Question

How do you differentiate \[y = \arcsin \left( x \right)\]?

Answer 1

Hint: Here we will differentiate the given function with respect to \[x\]. We will use the fact that \[arc\] is used to denote inverse a function, using this we will write the value in terms of \[x\]. Then we will use the differentiation method and the Pythagorean identity to get the desired answer.
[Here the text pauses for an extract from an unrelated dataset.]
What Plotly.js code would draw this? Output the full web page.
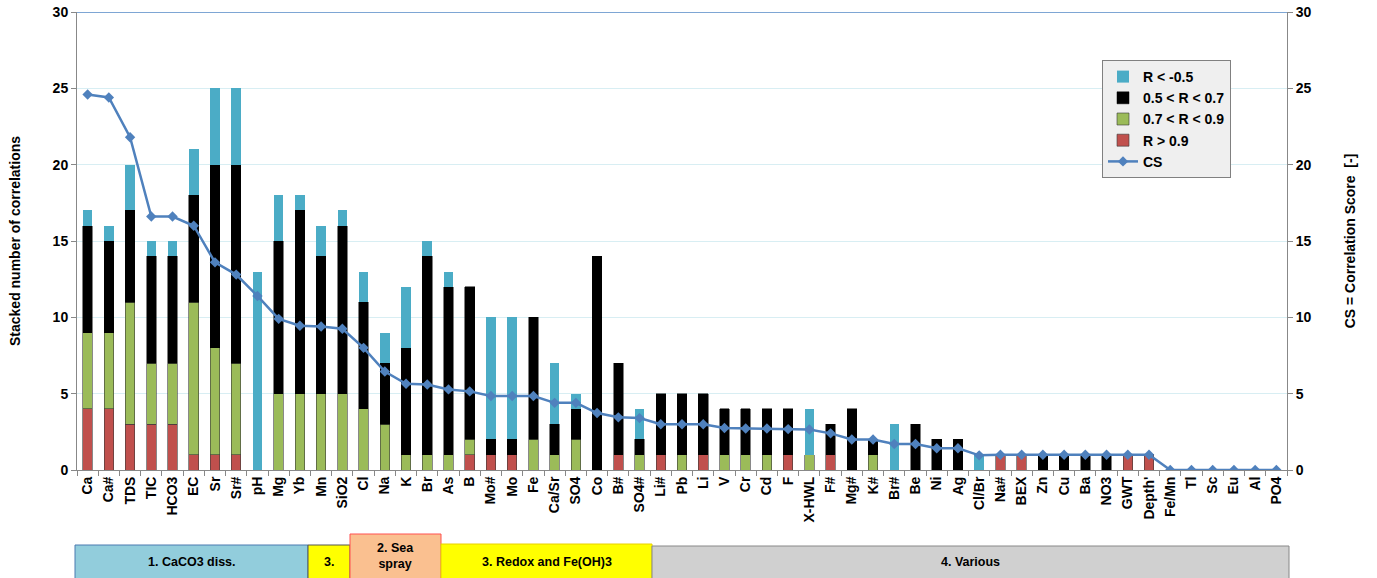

Complete step-by-step answer:
We have to differentiate \[y = \arcsin \left( x \right)\] with respect to \[x\].
So, we can rewrite the value as,
\[y = {\sin ^{ - 1}}x\]
\[x = \sin y\]……\[\left( 1 \right)\]
Now differentiating both side with respect to \[x\] we get,
\[ \Rightarrow \dfrac{{d\left( x \right)}}{{dx}} = \dfrac{{d\left( {\sin y} \right)}}{{dx}}\]…..\[\left( 2 \right)\]
Using the differentiation formula \[\dfrac{{d\left( {{x^n}} \right)}}{{dx}} = n{x^{n - 1}}\], we get
\[\begin{array}{l} \Rightarrow 1 \times {x^{1 - 1}} = \cos y \times \dfrac{{dy}}{{dx}}\\ \Rightarrow 1 = \cos y \times \dfrac{{dy}}{{dx}}\end{array}\]
On cross multiplication, we get
\[\dfrac{{dy}}{{dx}} = \dfrac{1}{{\cos y}}\]
Now using Pythagorean identity \[{\sin ^2}y + {\cos ^2}y = 1\], we can write
\[\cos y = \pm \sqrt {1 - {{\sin }^2}y} \]
Using this in above equation, we get
\[ \Rightarrow \dfrac{{dy}}{{dx}} = \dfrac{1}{{\sqrt {1 - {{\sin }^2}y} }}\]
Using equation \[\left( 1 \right)\] in above value, we get
\[ \Rightarrow \dfrac{{dy}}{{dx}} = \dfrac{1}{{\sqrt {1 - {x^2}} }}\]
Therefore, we get differentiation of \[y = \arcsin \left( x \right)\] as \[\dfrac{1}{{\sqrt {1 - {x^2}} }}\].

Note: Differentiation is used to calculate the instantaneous rate of change in the function given because of one of its variables. Differentiation is done with respect to an independent variable of the function. Some real life applications of differentiation is rate of change of velocity with respect to time. It is also used to find the tangent and normal curve as also to calculate the highest and lowest point of the curve in a graph. Differentiation of trigonometric function is a very vast topic where differentiation of different trigonometric values has different formulas. One important point that can be noted is we took the positive root from the Pythagorean identity because it is only possible for\[y = \sin x\] to have an inverse if we restrict the domain to: \[ - \dfrac{\pi }{2} \le x \le \dfrac{\pi }{2}\].